| Set task |
Repeat, exactly and only, the lines from the beginning of the data through the line with "FixedLocator, NullFormatter, LogLocator". Pictures are left out.

| Data for the task |
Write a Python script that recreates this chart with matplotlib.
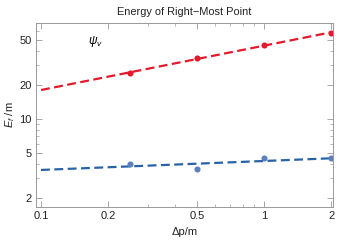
import numpy as np
import matplotlib
matplotlib.use('Agg')
import matplotlib.pyplot as plt
from matplotlib.ticker import FixedLocator, NullFormatter, LogLocator

plt.rcParams['font.family'] = ['Liberation Sans', 'DejaVu Sans']
plt.rcParams['mathtext.fontset'] = 'custom'
plt.rcParams['mathtext.it'] = 'Liberation Sans:italic'
plt.rcParams['mathtext.rm'] = 'Liberation Sans'

# data
dp = [0.25, 0.5, 1.0, 2.0]
energy_red = [25.4, 34.4, 45.5, 57.3]
energy_blue = [4.02, 3.61, 4.49, 4.49]
xticks = [0.1, 0.2, 0.5, 1, 2]
xticklabels = ['0.1', '0.2', '0.5', '1', '2']
yticks = [2, 5, 10, 20, 50]
yticklabels = ['2', '5', '10', '20', '50']

fig = plt.figure(figsize=(3.4, 2.41), dpi=100)
ax = fig.add_axes([0.106, 0.141, 0.873, 0.764])
ax.set_xscale('log')
ax.set_yscale('log')

# dashed lines are power-law fits through the points
xfit = np.array([0.1, 2.0])
for e, pc, lc in [(energy_red, '#e41a2c', '#e41a2c'),
                  (energy_blue, '#5b80bd', '#2763a6')]:
    a, b = np.polyfit(np.log10(dp), np.log10(e), 1)
    ax.plot(xfit, 10**(a*np.log10(xfit)+b), ls=(0, (4, 2)), color=lc, lw=1.6)
    ax.plot(dp, e, 'o', color=pc, ms=4.4, mec='none')

ax.set_xlim(0.095, 2.03)
ax.set_ylim(1.665, 70.7)

ax.xaxis.set_major_locator(FixedLocator(xticks))
ax.set_xticklabels(xticklabels)
ax.xaxis.set_minor_locator(LogLocator(base=10, subs=np.arange(1, 10)))
ax.xaxis.set_minor_formatter(NullFormatter())
ax.yaxis.set_major_locator(FixedLocator(yticks))
ax.set_yticklabels(yticklabels)
ax.yaxis.set_minor_locator(LogLocator(base=10, subs=np.arange(1, 10)))
ax.yaxis.set_minor_formatter(NullFormatter())

ax.tick_params(which='both', direction='in', top=True, right=True,
               color='#999999', labelsize=8, pad=3, labelcolor='#222222')
ax.tick_params(which='major', length=4, width=0.6)
ax.tick_params(which='minor', length=2, width=0.5)
for s in ax.spines.values():
    s.set_color('#999999')
    s.set_linewidth(0.7)

ax.set_title('Energy of Right\u2212Most Point', fontsize=7.9, pad=6, color='#222222')
ax.set_xlabel('\u0394p/m', fontsize=8, labelpad=4, color='#222222')
ax.set_ylabel(r'$E_f$ /m', fontsize=8, labelpad=2, color='#222222')
ax.text(0.176, 48, r'$\psi_v$', fontsize=8.5, ha='center', va='center')

fig.savefig('out.png', dpi=100)
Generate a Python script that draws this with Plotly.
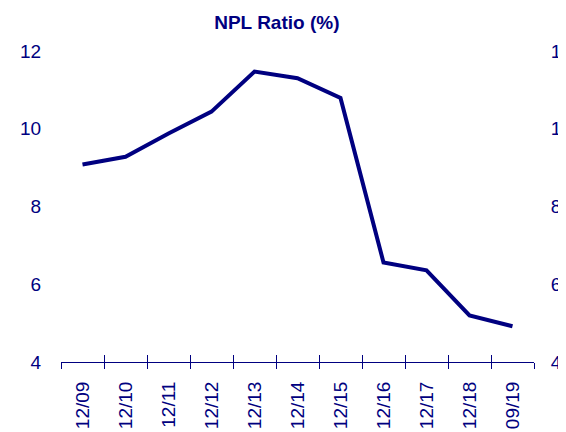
import plotly.graph_objects as go

categories = ["12/09", "12/10", "12/11", "12/12", "12/13", "12/14", "12/15", "12/16", "12/17", "12/18", "09/19"]
npl_ratio = [9.08, 9.28, 9.88, 10.44, 11.47, 11.3, 10.79, 6.56, 6.36, 5.2, 4.92]
y_ticks = [4, 6, 8, 10, 12]

NAVY = "#000080"
CLEAR = "rgba(0,0,0,0)"
FONT = "Liberation Sans, Arial, sans-serif"

fig = go.Figure()
fig.add_trace(go.Scatter(x=categories, y=npl_ratio, mode="lines",
                         line=dict(color=NAVY, width=4), showlegend=False,
                         xaxis="x", yaxis="y"))
# invisible companions so the overlaid axes render
fig.add_trace(go.Scatter(x=categories, y=npl_ratio, mode="lines",
                         line=dict(color=CLEAR, width=0), showlegend=False,
                         hoverinfo="skip", xaxis="x2", yaxis="y2"))

fig.update_layout(
    width=566, height=424,
    margin=dict(l=53, r=39.5, t=43, b=70, autoexpand=False),
    paper_bgcolor="white", plot_bgcolor="white",
    font=dict(family=FONT, color=NAVY, size=19),
    title=dict(text="<b>NPL Ratio (%)</b>", x=0.475, xref="container", xanchor="center",
               y=0.967, yref="container", yanchor="middle",
               font=dict(family=FONT, size=19, color=NAVY)),
    xaxis=dict(type="category", range=[-0.5, 10.5], tickson="boundaries",
               ticks="outside", ticklen=6, tickcolor=NAVY, tickwidth=1,
               showline=True, linecolor=NAVY, linewidth=1, showgrid=False, zeroline=False,
               tickangle=-90, tickfont=dict(size=19, color=NAVY), ticklabelstandoff=11,
               automargin=False),
    xaxis2=dict(type="category", range=[-0.5, 10.5], overlaying="x", side="bottom",
                tickson="boundaries", ticks="inside", ticklen=7, tickcolor=NAVY, tickwidth=1,
                showline=False, showgrid=False, zeroline=False, showticklabels=False,
                anchor="y", automargin=False),
    yaxis=dict(range=[4, 12], tickvals=y_ticks, showline=False, showgrid=False, zeroline=False,
               ticks="outside", ticklen=15, tickcolor=CLEAR,
               tickfont=dict(size=19, color=NAVY), automargin=False),
    yaxis2=dict(range=[4, 12], tickvals=y_ticks, overlaying="y", side="right",
                showline=False, showgrid=False, zeroline=False,
                ticks="outside", ticklen=12, tickcolor=CLEAR,
                tickfont=dict(size=19, color=NAVY), automargin=False),
)

fig.write_html("out.html")
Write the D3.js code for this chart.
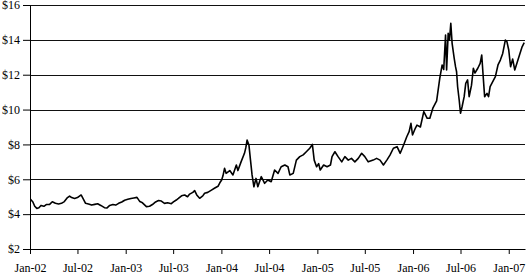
<!DOCTYPE html>
<html>
<head>
    <meta charset="utf-8">
    <title>Price 2002 - 2007</title>
    <style>
        body { margin: 0; background: #fff; }
        .axis text { font-family: 'Liberation Serif', 'Times New Roman', serif; font-size: 12px; fill: #000; }
        .axis path, .axis line { stroke: #000; }
    </style>
</head>
<body>

<script src="https://d3js.org/d3.v7.min.js"></script>
<script type="text/javascript">

// values
var dates = [
    "2002-01-03","2002-01-12","2002-01-19","2002-01-27","2002-02-04","2002-02-12","2002-02-23","2002-03-04",
    "2002-03-16","2002-03-27","2002-04-08","2002-04-20","2002-05-01","2002-05-12","2002-05-24","2002-06-01",
    "2002-06-09","2002-06-20","2002-07-01","2002-07-15","2002-07-24","2002-08-01","2002-08-12","2002-08-24",
    "2002-09-05","2002-09-16","2002-09-28","2002-10-12","2002-10-21","2002-11-01","2002-11-13","2002-11-24",
    "2002-12-05","2002-12-17","2002-12-28","2003-01-09","2003-01-21","2003-02-01","2003-02-13","2003-02-24",
    "2003-03-06","2003-03-21","2003-04-02","2003-04-13","2003-04-25","2003-05-06","2003-05-17","2003-05-29",
    "2003-06-10","2003-06-24","2003-07-02","2003-07-13","2003-07-21","2003-08-02","2003-08-14","2003-08-25",
    "2003-09-02","2003-09-14","2003-09-21","2003-09-29","2003-10-10","2003-10-22","2003-10-29","2003-11-10",
    "2003-11-24","2003-12-07","2003-12-19","2003-12-26","2004-01-02","2004-01-07","2004-01-13","2004-01-19",
    "2004-02-02","2004-02-14","2004-02-27","2004-03-04","2004-03-16","2004-03-29","2004-04-03","2004-04-08",
    "2004-04-15","2004-04-21","2004-04-27","2004-05-04","2004-05-12","2004-05-19","2004-06-01","2004-06-14",
    "2004-06-26","2004-07-09","2004-07-22","2004-08-04","2004-08-16","2004-08-30","2004-09-11","2004-09-18",
    "2004-10-01","2004-10-13","2004-10-26","2004-11-08","2004-11-20","2004-12-03","2004-12-13","2004-12-20",
    "2004-12-29","2005-01-06","2005-01-12","2005-01-25","2005-02-07","2005-02-20","2005-02-26","2005-03-09",
    "2005-03-21","2005-04-04","2005-04-16","2005-04-29","2005-05-11","2005-05-24","2005-06-06","2005-06-19",
    "2005-07-01","2005-07-14","2005-08-02","2005-08-15","2005-08-28","2005-09-10","2005-09-23","2005-10-05",
    "2005-10-18","2005-11-01","2005-11-13","2005-11-26","2005-12-08","2005-12-17","2005-12-24","2005-12-30",
    "2006-01-10","2006-01-16","2006-01-29","2006-02-11","2006-02-24","2006-03-06","2006-03-18","2006-04-01",
    "2006-04-13","2006-04-22","2006-04-28","2006-05-05","2006-05-09","2006-05-15","2006-05-20","2006-05-25",
    "2006-05-30","2006-06-07","2006-06-12","2006-06-16","2006-06-20","2006-06-26","2006-07-01","2006-07-07",
    "2006-07-15","2006-07-21","2006-07-28","2006-08-03","2006-08-12","2006-08-19","2006-08-25","2006-09-05",
    "2006-09-14","2006-09-20","2006-09-26","2006-10-01","2006-10-10","2006-10-16","2006-10-22","2006-11-01",
    "2006-11-11","2006-11-21","2006-11-30","2006-12-09","2006-12-19","2006-12-25","2007-01-01","2007-01-08",
    "2007-01-16","2007-01-24","2007-02-02","2007-02-11","2007-02-21","2007-03-01"
];

var prices = [
    4.85, 4.70, 4.45, 4.33, 4.37, 4.50, 4.45, 4.55,
    4.55, 4.71, 4.62, 4.58, 4.62, 4.72, 4.95, 5.04,
    4.95, 4.90, 4.95, 5.10, 4.85, 4.62, 4.58, 4.52,
    4.56, 4.60, 4.50, 4.37, 4.35, 4.50, 4.55, 4.52,
    4.62, 4.70, 4.80, 4.85, 4.90, 4.93, 4.96, 4.72,
    4.65, 4.43, 4.45, 4.55, 4.70, 4.78, 4.75, 4.62,
    4.65, 4.60, 4.70, 4.81, 4.90, 5.05, 5.10, 5.00,
    5.15, 5.25, 5.35, 5.10, 4.91, 5.05, 5.20, 5.25,
    5.38, 5.50, 5.60, 5.80, 5.96, 6.20, 6.63, 6.34,
    6.50, 6.25, 6.82, 6.50, 7.00, 7.49, 7.80, 8.25,
    7.97, 7.10, 6.25, 5.57, 6.05, 5.57, 6.15, 5.77,
    5.96, 5.86, 6.53, 6.34, 6.72, 6.82, 6.72, 6.25,
    6.34, 7.10, 7.30, 7.40, 7.58, 7.78, 8.00, 7.10,
    6.72, 6.90, 6.53, 6.82, 6.72, 6.82, 7.30, 7.58,
    7.30, 7.00, 7.30, 7.10, 7.20, 7.00, 7.20, 7.49,
    7.30, 7.00, 7.10, 7.20, 7.10, 6.82, 7.10, 7.39,
    7.78, 7.87, 7.49, 7.97, 8.44, 8.73, 9.21, 8.54,
    8.94, 9.11, 9.00, 9.88, 9.50, 9.50, 10.10, 10.50,
    11.80, 12.56, 12.30, 14.28, 12.27, 14.37, 13.99, 14.95,
    13.80, 12.94, 12.46, 12.17, 11.31, 10.55, 9.79, 10.16,
    10.74, 11.50, 11.70, 10.74, 11.40, 12.37, 12.10, 12.37,
    12.65, 13.13, 11.80, 10.74, 10.93, 10.74, 11.31, 11.60,
    11.89, 12.56, 12.84, 13.22, 13.99, 13.90, 13.42, 12.46,
    12.90, 12.27, 12.70, 13.13, 13.60, 13.84
];

var yTicks = [2, 4, 6, 8, 10, 12, 14, 16];
var xTickLabels = ["Jan-02","Jul-02","Jan-03","Jul-03","Jan-04","Jul-04",
                   "Jan-05","Jul-05","Jan-06","Jul-06","Jan-07"];

var margin = {top:5, right:3, bottom:25, left:30},
    width  = 528 - margin.left - margin.right,
    height = 274 - margin.top - margin.bottom;

var parseDate = d3.timeParse("%Y-%m-%d");
var parseTick = d3.timeParse("%b-%y");

var data = dates.map(function(d, i) {
    return { date: parseDate(d), price: prices[i] };
});

var x = d3.scaleTime()
    .domain([parseDate("2002-01-01"), parseDate("2007-03-04")])
    .range([0, width]);
var y = d3.scaleLinear().domain([2, 16]).range([height, 0]);

var priceLine = d3.line()
    .x(function(d) { return x(d.date); })
    .y(function(d) { return y(d.price); });

var svg = d3.select("body")
    .append("svg")
    .attr("width", width + margin.left + margin.right)
    .attr("height", height + margin.top + margin.bottom);

var chart = svg.append("g")
    .attr("transform", "translate(" + margin.left + "," + margin.top + ")");

// horizontal grid lines
chart.append("g")
    .selectAll("line")
    .data(yTicks.slice(1))
    .enter().append("line")
    .attr("x1", 0)
    .attr("x2", width)
    .attr("y1", function(d) { return Math.round(y(d)) + 0.5; })
    .attr("y2", function(d) { return Math.round(y(d)) + 0.5; })
    .style("stroke", "#111")
    .style("stroke-width", "1px");

chart.append("g")
    .attr("class", "axis")
    .attr("transform", "translate(0," + height + ")")
    .call(d3.axisBottom(x)
        .tickValues(xTickLabels.map(function(t) { return parseTick(t); }))
        .tickFormat(d3.timeFormat("%b-%y"))
        .tickSize(5)
        .tickSizeOuter(0)
        .tickPadding(9));

chart.append("g")
    .attr("class", "axis")
    .call(d3.axisLeft(y)
        .tickValues(yTicks)
        .tickFormat(function(d) { return "$" + d; })
        .tickSize(7)
        .tickSizeOuter(0)
        .tickPadding(3));

chart.append("path")
    .datum(data)
    .attr("d", priceLine)
    .style("stroke", "black")
    .style("stroke-width", "1.6px")
    .style("stroke-linejoin", "round")
    .style("fill", "none");

</script>

</body>
</html>
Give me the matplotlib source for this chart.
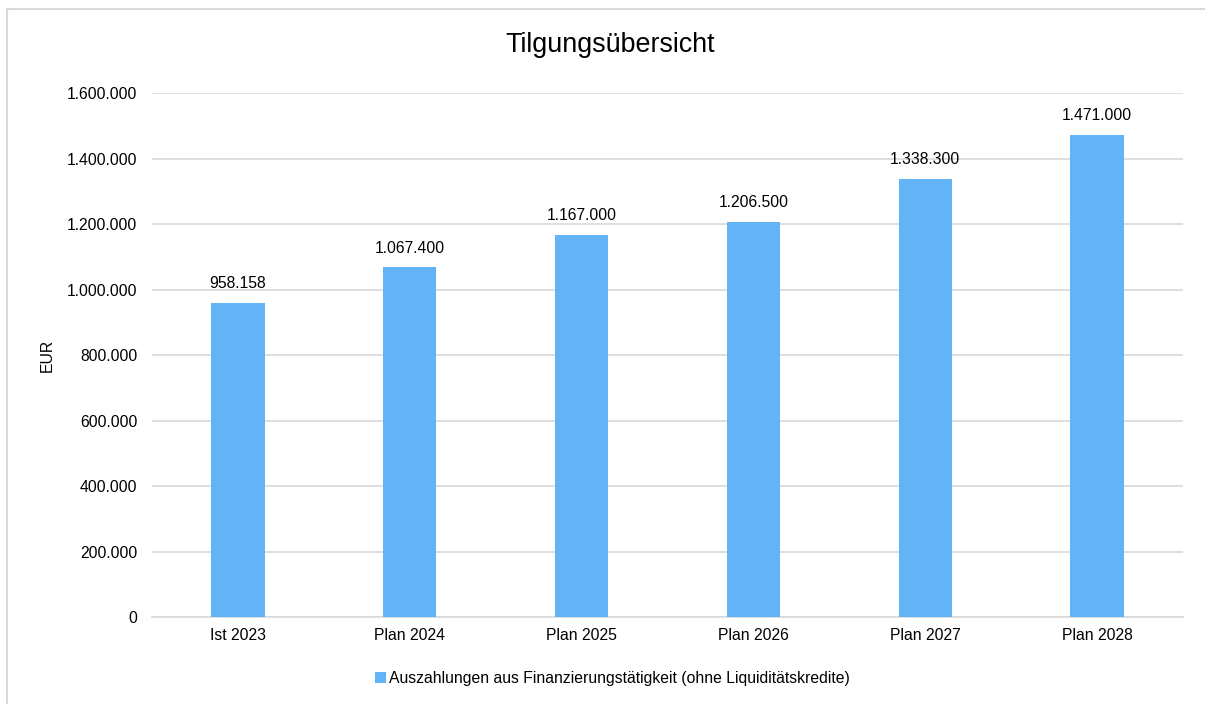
import matplotlib.pyplot as plt
from matplotlib.patches import Rectangle
from matplotlib.ticker import FuncFormatter

plt.rcParams['font.family'] = ['Liberation Sans', 'DejaVu Sans']

kategorien = ['Ist 2023', 'Plan 2024', 'Plan 2025', 'Plan 2026', 'Plan 2027', 'Plan 2028']
werte = [958158, 1067400, 1167000, 1206500, 1338300, 1471000]
serie = 'Auszahlungen aus Finanzierungstätigkeit (ohne Liquiditätskredite)'


def de_fmt(v):
    return f'{int(round(v)):,}'.replace(',', '.')


fig = plt.figure(figsize=(12.05, 7.04), dpi=100)
fig.patches.append(Rectangle((7 / 1205, -0.01), 1.0, 1 - 8.5 / 704 + 0.01,
                             transform=fig.transFigure, fill=False,
                             edgecolor='#D9D9D9', linewidth=1.5))
ax = fig.add_axes([152 / 1205, 1 - 617 / 704, (1183 - 152) / 1205, (617 - 93) / 704])

x = range(len(kategorien))
bars = ax.bar(x, werte, width=0.31, color='#63B4F6', label=serie, zorder=3)
for b, v in zip(bars, werte):
    ax.text(b.get_x() + b.get_width() / 2, v + 36000, de_fmt(v),
            ha='center', va='bottom', fontsize=11.3, color='#000000')

ax.set_xlim(-0.5, len(kategorien) - 0.5)
ax.set_ylim(0, 1600000)
ax.set_yticks(range(0, 1600001, 200000))
ax.yaxis.set_major_formatter(FuncFormatter(lambda v, p: de_fmt(v)))
ax.set_xticks(list(x))
ax.set_xticklabels(kategorien)
ax.tick_params(axis='both', length=0, labelsize=11.3, colors='#000000')
ax.tick_params(axis='y', pad=10.5)
ax.tick_params(axis='x', pad=8)
ax.grid(axis='y', color='#D9D9D9', linewidth=1.2, zorder=0)
for s in ['top', 'right', 'left']:
    ax.spines[s].set_visible(False)
ax.spines['bottom'].set_color('#D9D9D9')
ax.spines['bottom'].set_linewidth(1.2)
ax.set_ylabel('EUR', fontsize=11.3, labelpad=9)

fig.text(610 / 1205, 1 - 45 / 704, 'Tilgungsübersicht', ha='center', va='center', fontsize=19.4)
fig.legend(loc='center', bbox_to_anchor=(612 / 1205, 1 - 678 / 704), frameon=False,
           fontsize=11.3, handlelength=0.7, handleheight=0.7, handletextpad=0.2)

fig.savefig('out.png', dpi=100)
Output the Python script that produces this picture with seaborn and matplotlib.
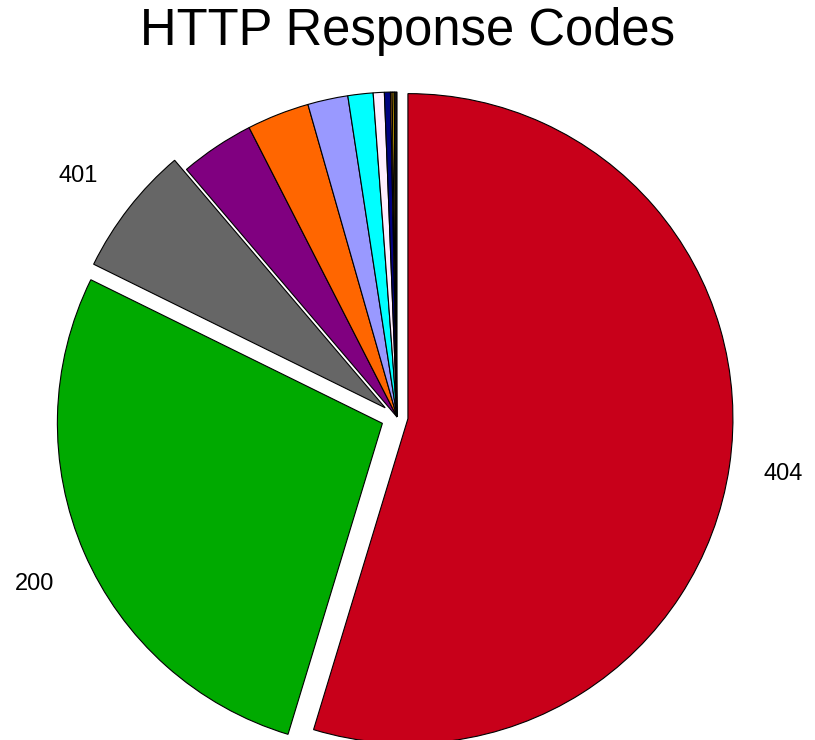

| Solution for this task |
Write a Python script that recreates this chart with matplotlib.
import numpy as np
import matplotlib
matplotlib.use('Agg')
import matplotlib.pyplot as plt
from matplotlib.ticker import FixedLocator, NullFormatter, LogLocator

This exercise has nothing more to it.